Utils¶

danling.metrics.utils ¶

MetersBase ¶

Bases: DefaultDict

Base container for collections of meter objects.

Subclasses can provide a meter_cls attribute to enforce the type of values stored in the dictionary and customise how callable objects are converted into meters.

Source code in danling/metrics/utils.py

Python
class MetersBase(DefaultDict):
    r"""Base container for collections of meter objects.

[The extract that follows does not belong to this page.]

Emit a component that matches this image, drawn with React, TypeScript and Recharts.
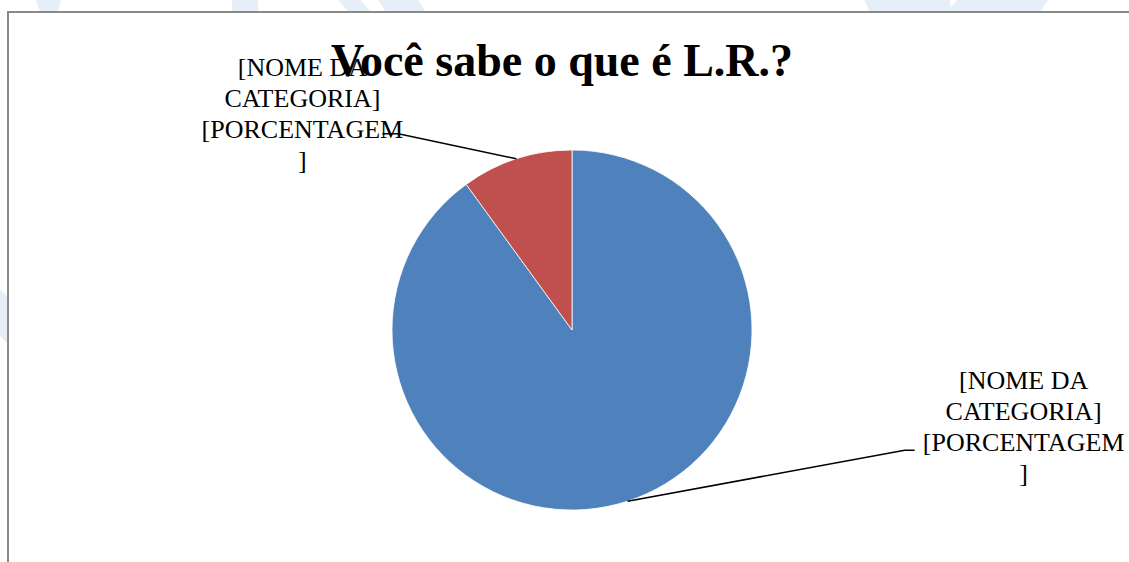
import { Cell, Pie, PieChart } from "recharts";

// chart data
const title = "Você sabe o que é L.R.?";
const categories = ["[NOME DA CATEGORIA]", "[NOME DA CATEGORIA]"];
const values = [90, 10];
const colors = ["#4f81bd", "#c0504d"];
// data label text as Excel wraps it (placeholder fields)
const labelLines = ["[NOME DA", "CATEGORIA]", "[PORCENTAGEM", "]"];

// leader line / label placement per slice (relative to slice edge midpoint)
const labelLayout = [
  { elbowX: 277, elbowY: -51, tail: 10, textX: 119, textY: -70 },
  { elbowX: -118, elbowY: -25, tail: -16, textX: -96, textY: -67 },
];

const RAD = Math.PI / 180;
const LABEL_FONT = 26;
const LINE_H = 31;

function renderLabel(props: any) {
  const { cx, cy, midAngle, outerRadius, index } = props;
  const l = labelLayout[index];
  const x0 = cx + outerRadius * Math.cos(-midAngle * RAD);
  const y0 = cy + outerRadius * Math.sin(-midAngle * RAD);
  const ex = x0 + l.elbowX;
  const ey = y0 + l.elbowY;
  const tx = ex + l.textX;
  const ty = ey + l.textY;
  return (
    <g key={`lbl-${index}`}>
      <polyline
        points={`${x0},${y0} ${ex},${ey} ${ex + l.tail},${ey}`}
        fill="none"
        stroke="#000"
        strokeWidth={1.6}
      />
      <text
        x={tx}
        y={ty}
        textAnchor="middle"
        fontFamily="'Liberation Serif', 'Times New Roman', serif"
        fontSize={LABEL_FONT}
        fill="#000"
      >
        {labelLines.map((line, i) => (
          <tspan key={i} x={tx} y={ty + i * LINE_H + 9}>
            {line}
          </tspan>
        ))}
      </text>
    </g>
  );
}

// faint watermark pieces peeking out around the chart frame
const watermark = [
  "36,0 61,0 58,12 40,12",
  "232,0 258,0 258,12 232,12",
  "338,0 360,0 371,12 349,12",
  "378,0 418,0 426,12 386,12",
  "864,0 950,0 950,8 957,0 1048,0 1040,12 870,12",
  "0,290 7,296 7,343 0,336",
];

export default function App() {
  const data = categories.map((name, i) => ({ name, value: values[i] }));

  return (
    <div style={{ position: "absolute", left: 0, top: 0, width: 1129, height: 562, background: "#fff" }}>
      <svg width={1129} height={562} style={{ position: "absolute", left: 0, top: 0 }}>
        {watermark.map((p, i) => (
          <polygon key={i} points={p} fill="#e6eef8" />
        ))}
        <rect x={8} y={12} width={1140} height={570} fill="#fff" stroke="#898989" strokeWidth={2} />
      </svg>
      <div style={{ position: "absolute", left: 0, top: 0 }}>
        <PieChart width={1129} height={562} margin={{ top: 0, right: 0, bottom: 0, left: 0 }}>
          <Pie
            data={data}
            dataKey="value"
            nameKey="name"
            cx={572}
            cy={330}
            outerRadius={180}
            startAngle={90}
            endAngle={-270}
            stroke="#ffffff"
            strokeWidth={0.8}
            label={renderLabel}
            labelLine={false}
            isAnimationActive={false}
          >
            {data.map((_, i) => (
              <Cell key={i} fill={colors[i]} />
            ))}
          </Pie>
        </PieChart>
      </div>
      <svg width={1129} height={562} style={{ position: "absolute", left: 0, top: 0, pointerEvents: "none" }}>
        <text
          x={562}
          y={76}
          textAnchor="middle"
          fontFamily="'Liberation Serif', 'Times New Roman', serif"
          fontWeight="bold"
          fontSize={46}
          fill="#000"
        >
          {title}
        </text>
      </svg>
    </div>
  );
}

    Subclasses can provide a `meter_cls` attribute to enforce the type of
    values stored in the dictionary and customise how callable objects are
    converted into meters.
    """

    meter_cls = None

    def __init__(self, *args: Mapping[str, Any] | None, default_factory=None, **meters: Any) -> None:
        meter_cls = getattr(type(self), "meter_cls", None)
        factory = default_factory if default_factory is not None else meter_cls
        super().__init__(default_factory=factory)

        initial: dict[str, Any] = {}
        if args:
            if len(args) > 1:
                raise TypeError("MetersBase accepts at most one positional mapping argument.")
            mapping = args[0]
            if mapping is not None:
                initial.update(dict(mapping))
        if meters:
            initial.update(meters)
        for name, meter in initial.items():
            self.set(name, meter)

    def set(self, name: Any, value: Any) -> None:
        super().set(name, self._coerce_meter(value))

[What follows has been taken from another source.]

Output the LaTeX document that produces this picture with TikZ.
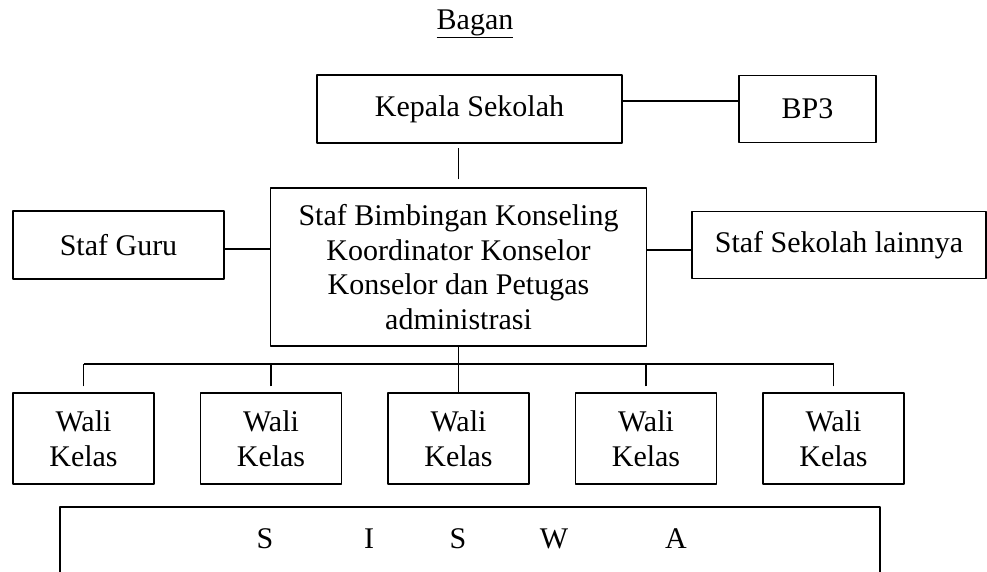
\documentclass[tikz,border=0pt]{standalone}
\usepackage{fontspec}
\setmainfont{Liberation Serif}
\begin{document}
\begin{tikzpicture}[x=1pt, y=-1pt, line join=round, font=\fontsize{30}{34.5}\selectfont,
 kotak/.style={draw, line width=1.2pt, align=center, inner sep=0pt},
 garis/.style={line width=1.2pt}]
 \useasboundingbox (0,0) rectangle (987,571);
 \clip (0,0) rectangle (987,571);
 \def \ywali{438.5}\def \ybar{364}
 \node (judul) at (475,24) {\underline{Bagan}};
 \node[kotak, minimum width=305pt, minimum height=68pt] (kepala) at (469.5,109) {Kepala Sekolah};
 \node[kotak, minimum width=137pt, minimum height=67pt] (bp3) at (807.5,109) {BP3};
 \node[kotak, minimum width=376pt, minimum height=158pt] (bk) at (458.5,267) {Staf Bimbingan Konseling\\Koordinator Konselor\\Konselor dan Petugas\\administrasi};
 \node[kotak, minimum width=211pt, minimum height=68pt] (guru) at (118.5,245) {Staf Guru};
 \node[kotak, minimum width=294pt, minimum height=67pt] (lain) at (839,245) {Staf Sekolah lainnya};
 \foreach \x [count=\i] in {83.5,271,458.5,646,833.5}
  \node[kotak, minimum width=141pt, minimum height=91pt] (wali\i) at (\x,\ywali) {Wali\\Kelas};
 \coordinate (bar) at (0,\ybar);
 % garis penghubung
 \draw[garis] ([yshift=8pt]kepala.east) -- ([yshift=8pt]bp3.west);
 \draw[garis] ([yshift=8pt]bk.north) -- ([yshift=-4pt]bk.north |- kepala.south);
 \draw[garis] ([yshift=-4pt]guru.east) -- ([yshift=-4pt]guru.east -| bk.west);
 \draw[garis] ([yshift=-5pt]lain.west) -- ([yshift=-5pt]lain.west -| bk.east);
 \draw[garis] (bk.south) -- (bk.south |- wali3.north);
 \draw[garis] (wali1.north |- bar) -- (wali5.north |- bar);
 \foreach \i in {1,2,4,5}
  \draw[garis] ([yshift=6pt]wali\i.north) -- (wali\i.north |- bar);
 % kotak siswa
 \draw[garis] (60,600) |- (880,507) -- (880,600);
 \foreach \l/\x [count=\k] in {S/265,I/369,S/458,W/554,A/676}
  \node (huruf\k) at (\x,538.5) {\l};
\end{tikzpicture}
\end{document}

    # Construction helpers
    def _coerce_meter(self, value: Any):
        meter_cls = getattr(self, "meter_cls", None)
        if meter_cls is None or isinstance(value, meter_cls):
            return value
        raise ValueError(f"Expected value to be an instance of {meter_cls.__name__}, but got {type(value)}")

    # Public reductions
    def value(self) -> RoundDict[str, float | Tensor]:
        return RoundDict({key: metric.value() for key, metric in self.all_items()})

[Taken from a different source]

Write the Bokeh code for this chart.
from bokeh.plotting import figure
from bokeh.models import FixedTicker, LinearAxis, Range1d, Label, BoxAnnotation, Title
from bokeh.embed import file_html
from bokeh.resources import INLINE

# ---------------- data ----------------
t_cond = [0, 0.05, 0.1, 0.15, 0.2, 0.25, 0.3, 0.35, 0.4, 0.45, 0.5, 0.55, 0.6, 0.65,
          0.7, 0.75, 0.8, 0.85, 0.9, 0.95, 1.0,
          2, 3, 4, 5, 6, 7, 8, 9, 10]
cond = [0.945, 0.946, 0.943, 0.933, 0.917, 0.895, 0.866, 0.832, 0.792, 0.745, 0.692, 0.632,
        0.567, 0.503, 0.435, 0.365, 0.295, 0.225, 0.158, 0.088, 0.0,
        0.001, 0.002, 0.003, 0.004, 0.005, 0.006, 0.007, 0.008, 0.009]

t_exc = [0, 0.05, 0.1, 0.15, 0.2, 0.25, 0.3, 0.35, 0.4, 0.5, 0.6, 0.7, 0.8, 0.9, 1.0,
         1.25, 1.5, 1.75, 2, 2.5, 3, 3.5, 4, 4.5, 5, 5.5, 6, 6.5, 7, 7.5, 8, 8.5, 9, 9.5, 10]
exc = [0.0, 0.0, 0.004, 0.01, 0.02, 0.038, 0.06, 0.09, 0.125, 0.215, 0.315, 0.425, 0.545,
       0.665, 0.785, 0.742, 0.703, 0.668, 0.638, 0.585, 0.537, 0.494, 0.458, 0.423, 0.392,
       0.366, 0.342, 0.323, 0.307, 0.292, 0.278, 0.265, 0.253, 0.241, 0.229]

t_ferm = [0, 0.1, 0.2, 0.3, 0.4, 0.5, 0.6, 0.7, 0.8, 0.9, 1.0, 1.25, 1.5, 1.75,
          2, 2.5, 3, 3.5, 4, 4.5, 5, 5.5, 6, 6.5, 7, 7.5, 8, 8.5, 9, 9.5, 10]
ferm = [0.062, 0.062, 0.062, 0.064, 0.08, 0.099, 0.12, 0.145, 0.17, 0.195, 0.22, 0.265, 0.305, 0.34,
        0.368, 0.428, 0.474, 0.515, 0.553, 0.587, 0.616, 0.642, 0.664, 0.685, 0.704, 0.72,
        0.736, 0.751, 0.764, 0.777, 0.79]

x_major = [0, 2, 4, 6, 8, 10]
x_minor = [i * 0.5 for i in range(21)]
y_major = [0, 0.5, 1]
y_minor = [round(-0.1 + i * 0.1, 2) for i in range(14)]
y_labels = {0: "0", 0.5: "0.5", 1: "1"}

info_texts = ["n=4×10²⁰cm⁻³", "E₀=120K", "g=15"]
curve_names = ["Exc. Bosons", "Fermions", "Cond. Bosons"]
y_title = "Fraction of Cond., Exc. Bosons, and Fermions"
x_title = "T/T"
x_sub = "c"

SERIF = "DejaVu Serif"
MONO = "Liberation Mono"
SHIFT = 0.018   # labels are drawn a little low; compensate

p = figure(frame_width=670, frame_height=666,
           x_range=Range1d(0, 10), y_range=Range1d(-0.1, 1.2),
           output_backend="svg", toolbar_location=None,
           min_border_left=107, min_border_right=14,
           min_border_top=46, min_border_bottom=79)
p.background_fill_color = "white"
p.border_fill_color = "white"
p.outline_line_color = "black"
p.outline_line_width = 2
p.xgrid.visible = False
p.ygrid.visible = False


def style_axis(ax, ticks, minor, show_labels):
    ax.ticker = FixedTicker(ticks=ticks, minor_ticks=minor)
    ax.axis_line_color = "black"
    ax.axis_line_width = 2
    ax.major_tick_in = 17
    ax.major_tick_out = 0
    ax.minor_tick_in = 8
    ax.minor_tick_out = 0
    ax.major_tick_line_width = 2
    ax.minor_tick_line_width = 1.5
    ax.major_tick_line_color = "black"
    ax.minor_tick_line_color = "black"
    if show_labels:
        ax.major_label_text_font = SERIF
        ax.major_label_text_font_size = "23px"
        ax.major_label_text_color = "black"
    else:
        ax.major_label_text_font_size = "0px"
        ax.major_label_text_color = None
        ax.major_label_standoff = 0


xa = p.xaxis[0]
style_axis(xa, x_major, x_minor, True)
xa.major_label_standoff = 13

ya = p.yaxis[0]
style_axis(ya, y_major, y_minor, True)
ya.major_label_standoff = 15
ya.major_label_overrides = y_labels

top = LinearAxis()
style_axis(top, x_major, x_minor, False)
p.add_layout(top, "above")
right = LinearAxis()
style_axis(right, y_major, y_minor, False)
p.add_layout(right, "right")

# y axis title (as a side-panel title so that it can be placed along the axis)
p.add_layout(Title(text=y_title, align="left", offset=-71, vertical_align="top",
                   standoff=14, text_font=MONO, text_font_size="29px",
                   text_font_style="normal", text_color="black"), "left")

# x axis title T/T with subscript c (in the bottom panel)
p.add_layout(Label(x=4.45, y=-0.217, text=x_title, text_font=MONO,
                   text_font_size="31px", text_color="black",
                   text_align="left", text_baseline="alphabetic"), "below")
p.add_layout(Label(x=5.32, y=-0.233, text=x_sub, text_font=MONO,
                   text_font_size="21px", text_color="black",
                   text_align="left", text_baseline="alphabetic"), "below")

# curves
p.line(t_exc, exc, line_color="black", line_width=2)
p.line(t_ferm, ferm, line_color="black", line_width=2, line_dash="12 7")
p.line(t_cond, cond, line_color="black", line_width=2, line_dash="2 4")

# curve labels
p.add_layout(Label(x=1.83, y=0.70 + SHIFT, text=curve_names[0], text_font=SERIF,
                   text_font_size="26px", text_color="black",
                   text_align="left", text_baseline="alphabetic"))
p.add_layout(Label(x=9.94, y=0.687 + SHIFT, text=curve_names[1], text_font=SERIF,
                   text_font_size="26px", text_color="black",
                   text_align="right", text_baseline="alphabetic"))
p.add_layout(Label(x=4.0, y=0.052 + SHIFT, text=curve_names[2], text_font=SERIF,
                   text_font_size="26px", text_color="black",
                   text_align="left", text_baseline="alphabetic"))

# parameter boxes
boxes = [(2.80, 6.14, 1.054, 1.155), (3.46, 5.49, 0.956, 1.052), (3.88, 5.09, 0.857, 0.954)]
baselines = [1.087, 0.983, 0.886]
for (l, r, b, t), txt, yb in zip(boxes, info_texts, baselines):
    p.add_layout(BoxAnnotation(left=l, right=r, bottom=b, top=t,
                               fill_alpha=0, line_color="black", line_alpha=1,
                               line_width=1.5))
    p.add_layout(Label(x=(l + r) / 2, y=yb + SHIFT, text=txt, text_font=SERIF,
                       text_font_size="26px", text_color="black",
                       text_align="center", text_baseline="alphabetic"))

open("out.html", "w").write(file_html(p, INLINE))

    def batch(self) -> RoundDict[str, float | Tensor]:
        return RoundDict({key: metric.batch() for key, metric in self.all_items()})

    def average(self) -> RoundDict[str, float | Tensor]:
        return RoundDict({key: metric.average() for key, metric in self.all_items()})

    # Public aliases
    @property
    def val(self) -> RoundDict[str, float | Tensor]:
        return self.value()

    @property
    def bat(self) -> RoundDict[str, float | Tensor]:
        return self.batch()

    @property
    def avg(self) -> RoundDict[str, float | Tensor]:
        return self.average()

    # Lifecycle
    def reset(self) -> Self:
        for metric in self.all_values():
            metric.reset()
        return self

    # Formatting helpers
    def __format__(self, format_spec: str) -> str:
        return "\t".join(f"{key}: {metric.__format__(format_spec)}" for key, metric in self.all_items())

MultiTaskBase ¶

Bases: FlatDict

Container that groups meters for multiple tasks and aggregates them.

Source code in danling/metrics/utils.py

Python
class MultiTaskBase(FlatDict):
    r"""
    Container that groups meters for multiple tasks and aggregates them.
    """

    def __init__(
        self,
        *args,
        aggregate: Literal["macro", "micro", "weighted"] | None = None,
        aggregate_weights: Mapping[str, float | int | Tensor] | None = None,
        **kwargs,
    ) -> None:
        super().__init__(*args, **kwargs)
        if aggregate not in {None, "macro", "micro", "weighted"}:
            raise ValueError(f"aggregate must be one of None, 'macro', 'micro', or 'weighted', but got {aggregate!r}")
        if aggregate == "weighted":
            if aggregate_weights is None:
                raise ValueError("aggregate_weights is required when aggregate='weighted'")
        elif aggregate_weights is not None:
            raise ValueError("aggregate_weights is only supported when aggregate='weighted'")
        self.setattr("_aggregate", aggregate)
        self.setattr(
            "_aggregate_weights",
            (
                None
                if aggregate_weights is None
                else {
                    str(name): self._normalize_weight_value(weight, label=f"aggregate weight for task {name!r}")
                    for name, weight in aggregate_weights.items()
                }
            ),
        )

    # Normalization helpers
    @classmethod
    def _normalize_metric_output(
        cls, name: str, metrics: Any, value: Mapping[str, float | Tensor] | float | Tensor
    ) -> RoundDict[str, float | Tensor]:
        if isinstance(value, Mapping):
            if isinstance(value, RoundDict):
                return value
            return RoundDict(value)
        output_name = getattr(metrics, "output_name", None)
        if output_name is not None:
            output_name = str(output_name)
            if output_name in {"", "<lambda>", "__call__"}:
                output_name = None
        if output_name is None:
            output_name = name
        return RoundDict({output_name: value})

    @classmethod
    def _flatten_mapping(cls, mapping: Mapping[str, Any]) -> dict[str, Any]:
        if hasattr(mapping, "all_items"):
            return dict(mapping.all_items())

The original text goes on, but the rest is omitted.